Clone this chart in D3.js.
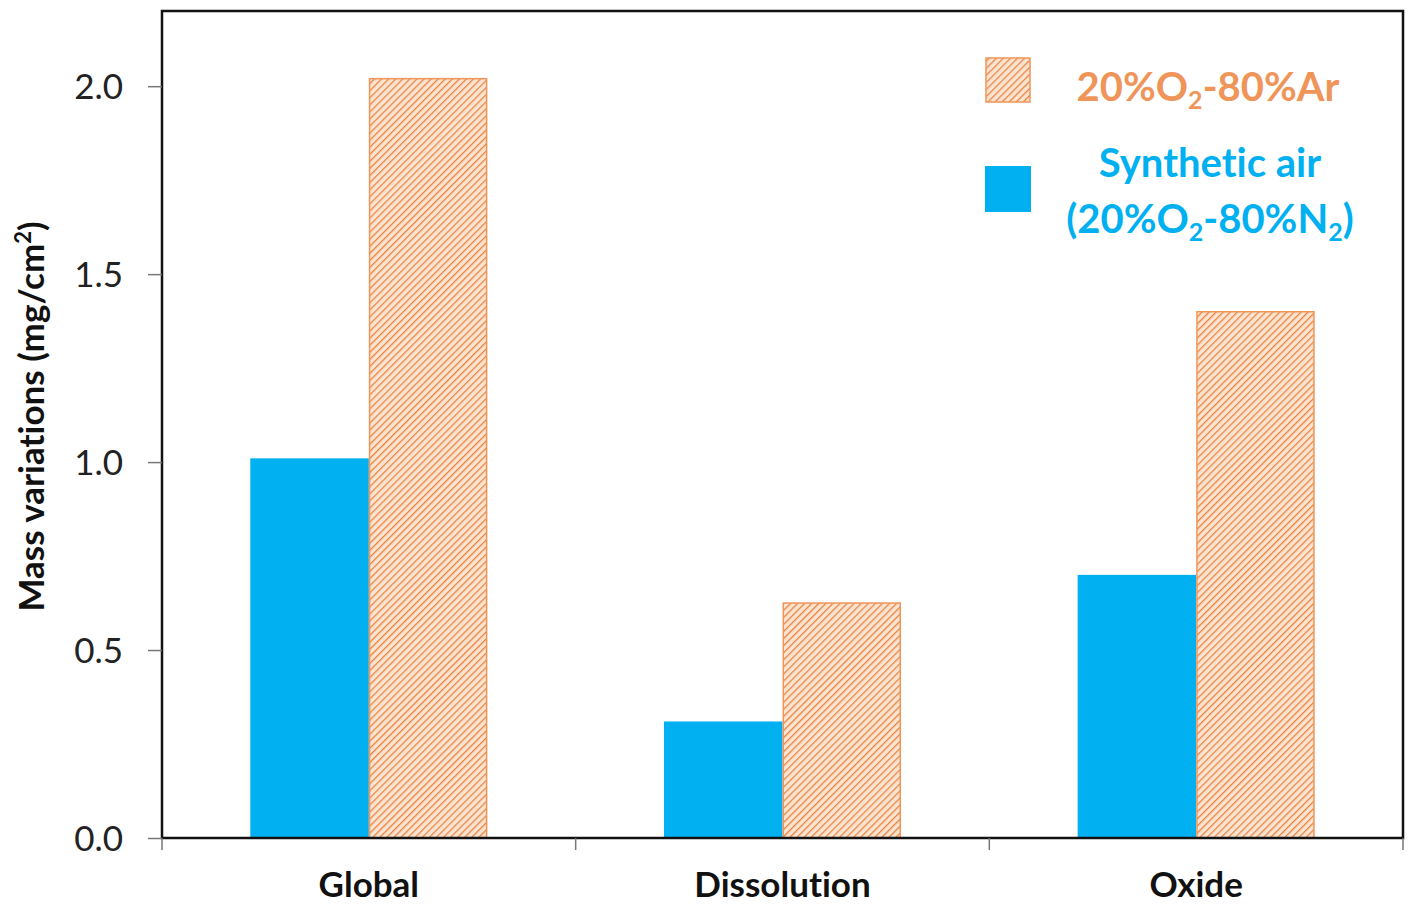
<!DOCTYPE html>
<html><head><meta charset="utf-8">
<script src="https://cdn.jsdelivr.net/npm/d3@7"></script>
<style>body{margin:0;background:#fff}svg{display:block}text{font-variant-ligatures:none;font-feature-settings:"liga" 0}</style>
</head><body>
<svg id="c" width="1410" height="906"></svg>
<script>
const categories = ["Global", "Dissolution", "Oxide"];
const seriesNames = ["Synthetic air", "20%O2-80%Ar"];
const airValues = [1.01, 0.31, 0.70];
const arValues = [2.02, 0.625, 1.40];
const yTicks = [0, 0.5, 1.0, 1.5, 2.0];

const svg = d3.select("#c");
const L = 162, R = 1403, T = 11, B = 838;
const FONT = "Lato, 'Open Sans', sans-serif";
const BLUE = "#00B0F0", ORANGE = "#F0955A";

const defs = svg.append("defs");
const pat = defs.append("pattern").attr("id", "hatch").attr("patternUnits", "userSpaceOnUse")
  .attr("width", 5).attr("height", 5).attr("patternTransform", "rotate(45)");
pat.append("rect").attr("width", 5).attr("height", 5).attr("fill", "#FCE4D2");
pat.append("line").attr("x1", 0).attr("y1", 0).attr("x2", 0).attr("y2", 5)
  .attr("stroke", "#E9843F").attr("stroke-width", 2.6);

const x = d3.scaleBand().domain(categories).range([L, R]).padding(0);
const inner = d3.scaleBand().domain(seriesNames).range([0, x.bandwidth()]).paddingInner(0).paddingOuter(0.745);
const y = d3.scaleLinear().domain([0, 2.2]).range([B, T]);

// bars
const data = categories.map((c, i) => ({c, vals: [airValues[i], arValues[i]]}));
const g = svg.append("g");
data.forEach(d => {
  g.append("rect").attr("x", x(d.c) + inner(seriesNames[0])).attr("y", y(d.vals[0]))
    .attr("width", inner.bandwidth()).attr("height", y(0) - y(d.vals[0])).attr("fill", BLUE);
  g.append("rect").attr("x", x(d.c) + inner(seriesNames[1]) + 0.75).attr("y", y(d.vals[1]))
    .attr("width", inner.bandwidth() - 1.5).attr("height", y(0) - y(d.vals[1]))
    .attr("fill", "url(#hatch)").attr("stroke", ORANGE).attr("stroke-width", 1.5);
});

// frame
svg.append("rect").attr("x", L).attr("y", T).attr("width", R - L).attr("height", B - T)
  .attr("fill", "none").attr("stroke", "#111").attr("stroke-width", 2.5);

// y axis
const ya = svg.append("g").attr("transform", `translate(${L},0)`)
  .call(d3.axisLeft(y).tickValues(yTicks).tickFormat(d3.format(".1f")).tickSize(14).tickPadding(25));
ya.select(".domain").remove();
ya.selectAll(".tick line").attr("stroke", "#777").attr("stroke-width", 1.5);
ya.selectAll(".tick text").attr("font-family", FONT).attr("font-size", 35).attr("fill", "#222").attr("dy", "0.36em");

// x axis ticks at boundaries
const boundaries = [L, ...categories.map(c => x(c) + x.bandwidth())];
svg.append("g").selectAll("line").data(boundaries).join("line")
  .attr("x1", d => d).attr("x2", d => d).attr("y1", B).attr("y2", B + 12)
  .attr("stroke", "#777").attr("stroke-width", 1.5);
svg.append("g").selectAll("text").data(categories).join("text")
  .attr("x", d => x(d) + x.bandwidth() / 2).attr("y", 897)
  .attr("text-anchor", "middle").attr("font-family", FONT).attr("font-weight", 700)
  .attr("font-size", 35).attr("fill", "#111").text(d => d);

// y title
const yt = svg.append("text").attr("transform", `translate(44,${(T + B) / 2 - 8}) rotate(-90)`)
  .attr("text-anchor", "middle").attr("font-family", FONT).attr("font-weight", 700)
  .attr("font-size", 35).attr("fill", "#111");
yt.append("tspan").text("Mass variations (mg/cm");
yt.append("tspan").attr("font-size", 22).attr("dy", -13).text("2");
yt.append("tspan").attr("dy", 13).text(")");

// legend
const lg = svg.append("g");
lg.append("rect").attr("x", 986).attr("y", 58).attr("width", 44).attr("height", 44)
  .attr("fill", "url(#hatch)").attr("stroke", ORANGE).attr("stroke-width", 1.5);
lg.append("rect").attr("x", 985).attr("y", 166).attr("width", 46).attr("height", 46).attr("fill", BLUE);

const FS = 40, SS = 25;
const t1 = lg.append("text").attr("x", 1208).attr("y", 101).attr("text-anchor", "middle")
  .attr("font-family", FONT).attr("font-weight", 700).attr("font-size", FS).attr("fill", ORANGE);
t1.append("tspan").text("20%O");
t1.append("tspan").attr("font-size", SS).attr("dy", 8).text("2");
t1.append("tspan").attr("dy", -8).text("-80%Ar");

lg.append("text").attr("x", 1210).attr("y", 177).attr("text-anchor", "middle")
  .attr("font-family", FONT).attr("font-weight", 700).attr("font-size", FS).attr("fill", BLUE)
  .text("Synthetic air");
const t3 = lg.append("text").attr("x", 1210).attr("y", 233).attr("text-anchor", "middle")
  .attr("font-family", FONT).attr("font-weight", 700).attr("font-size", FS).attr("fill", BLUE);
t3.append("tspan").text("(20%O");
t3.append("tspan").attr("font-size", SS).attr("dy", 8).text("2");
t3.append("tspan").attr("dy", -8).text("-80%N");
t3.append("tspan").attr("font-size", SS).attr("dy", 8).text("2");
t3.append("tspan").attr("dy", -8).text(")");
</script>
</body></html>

### REQUIRED TASK
Reproduce all of the data exactly, omitting each picture it holds.

### THE ANSWER
Clone this chart in D3.js.
<!DOCTYPE html>
<html><head><meta charset="utf-8">
<script src="https://cdn.jsdelivr.net/npm/d3@7"></script>
<style>body{margin:0;background:#fff}svg{display:block}text{font-variant-ligatures:none;font-feature-settings:"liga" 0}</style>
</head><body>
<svg id="c" width="1410" height="906"></svg>
<script>
const categories = ["Global", "Dissolution", "Oxide"];
const seriesNames = ["Synthetic air", "20%O2-80%Ar"];
const airValues = [1.01, 0.31, 0.70];
const arValues = [2.02, 0.625, 1.40];
const yTicks = [0, 0.5, 1.0, 1.5, 2.0];

const svg = d3.select("#c");
const L = 162, R = 1403, T = 11, B = 838;
const FONT = "Lato, 'Open Sans', sans-serif";
const BLUE = "#00B0F0", ORANGE = "#F0955A";

const defs = svg.append("defs");
const pat = defs.append("pattern").attr("id", "hatch").attr("patternUnits", "userSpaceOnUse")
  .attr("width", 5).attr("height", 5).attr("patternTransform", "rotate(45)");
pat.append("rect").attr("width", 5).attr("height", 5).attr("fill", "#FCE4D2");
pat.append("line").attr("x1", 0).attr("y1", 0).attr("x2", 0).attr("y2", 5)
  .attr("stroke", "#E9843F").attr("stroke-width", 2.6);

const x = d3.scaleBand().domain(categories).range([L, R]).padding(0);
const inner = d3.scaleBand().domain(seriesNames).range([0, x.bandwidth()]).paddingInner(0).paddingOuter(0.745);
const y = d3.scaleLinear().domain([0, 2.2]).range([B, T]);

// bars
const data = categories.map((c, i) => ({c, vals: [airValues[i], arValues[i]]}));
const g = svg.append("g");
data.forEach(d => {
  g.append("rect").attr("x", x(d.c) + inner(seriesNames[0])).attr("y", y(d.vals[0]))
    .attr("width", inner.bandwidth()).attr("height", y(0) - y(d.vals[0])).attr("fill", BLUE);
  g.append("rect").attr("x", x(d.c) + inner(seriesNames[1]) + 0.75).attr("y", y(d.vals[1]))
    .attr("width", inner.bandwidth() - 1.5).attr("height", y(0) - y(d.vals[1]))
    .attr("fill", "url(#hatch)").attr("stroke", ORANGE).attr("stroke-width", 1.5);
});

// frame
svg.append("rect").attr("x", L).attr("y", T).attr("width", R - L).attr("height", B - T)
  .attr("fill", "none").attr("stroke", "#111").attr("stroke-width", 2.5);

// y axis
const ya = svg.append("g").attr("transform", `translate(${L},0)`)
  .call(d3.axisLeft(y).tickValues(yTicks).tickFormat(d3.format(".1f")).tickSize(14).tickPadding(25));
ya.select(".domain").remove();
ya.selectAll(".tick line").attr("stroke", "#777").attr("stroke-width", 1.5);
ya.selectAll(".tick text").attr("font-family", FONT).attr("font-size", 35).attr("fill", "#222").attr("dy", "0.36em");

// x axis ticks at boundaries
const boundaries = [L, ...categories.map(c => x(c) + x.bandwidth())];
svg.append("g").selectAll("line").data(boundaries).join("line")
  .attr("x1", d => d).attr("x2", d => d).attr("y1", B).attr("y2", B + 12)
  .attr("stroke", "#777").attr("stroke-width", 1.5);
svg.append("g").selectAll("text").data(categories).join("text")
  .attr("x", d => x(d) + x.bandwidth() / 2).attr("y", 897)
  .attr("text-anchor", "middle").attr("font-family", FONT).attr("font-weight", 700)
  .attr("font-size", 35).attr("fill", "#111").text(d => d);

// y title
const yt = svg.append("text").attr("transform", `translate(44,${(T + B) / 2 - 8}) rotate(-90)`)
  .attr("text-anchor", "middle").attr("font-family", FONT).attr("font-weight", 700)
  .attr("font-size", 35).attr("fill", "#111");
yt.append("tspan").text("Mass variations (mg/cm");
yt.append("tspan").attr("font-size", 22).attr("dy", -13).text("2");
yt.append("tspan").attr("dy", 13).text(")");

// legend
const lg = svg.append("g");
lg.append("rect").attr("x", 986).attr("y", 58).attr("width", 44).attr("height", 44)
  .attr("fill", "url(#hatch)").attr("stroke", ORANGE).attr("stroke-width", 1.5);
lg.append("rect").attr("x", 985).attr("y", 166).attr("width", 46).attr("height", 46).attr("fill", BLUE);

const FS = 40, SS = 25;
const t1 = lg.append("text").attr("x", 1208).attr("y", 101).attr("text-anchor", "middle")
  .attr("font-family", FONT).attr("font-weight", 700).attr("font-size", FS).attr("fill", ORANGE);
t1.append("tspan").text("20%O");
t1.append("tspan").attr("font-size", SS).attr("dy", 8).text("2");
t1.append("tspan").attr("dy", -8).text("-80%Ar");

lg.append("text").attr("x", 1210).attr("y", 177).attr("text-anchor", "middle")
  .attr("font-family", FONT).attr("font-weight", 700).attr("font-size", FS).attr("fill", BLUE)
  .text("Synthetic air");
const t3 = lg.append("text").attr("x", 1210).attr("y", 233).attr("text-anchor", "middle")
  .attr("font-family", FONT).attr("font-weight", 700).attr("font-size", FS).attr("fill", BLUE);
t3.append("tspan").text("(20%O");
t3.append("tspan").attr("font-size", SS).attr("dy", 8).text("2");
t3.append("tspan").attr("dy", -8).text("-80%N");
t3.append("tspan").attr("font-size", SS).attr("dy", 8).text("2");
t3.append("tspan").attr("dy", -8).text(")");
</script>
</body></html>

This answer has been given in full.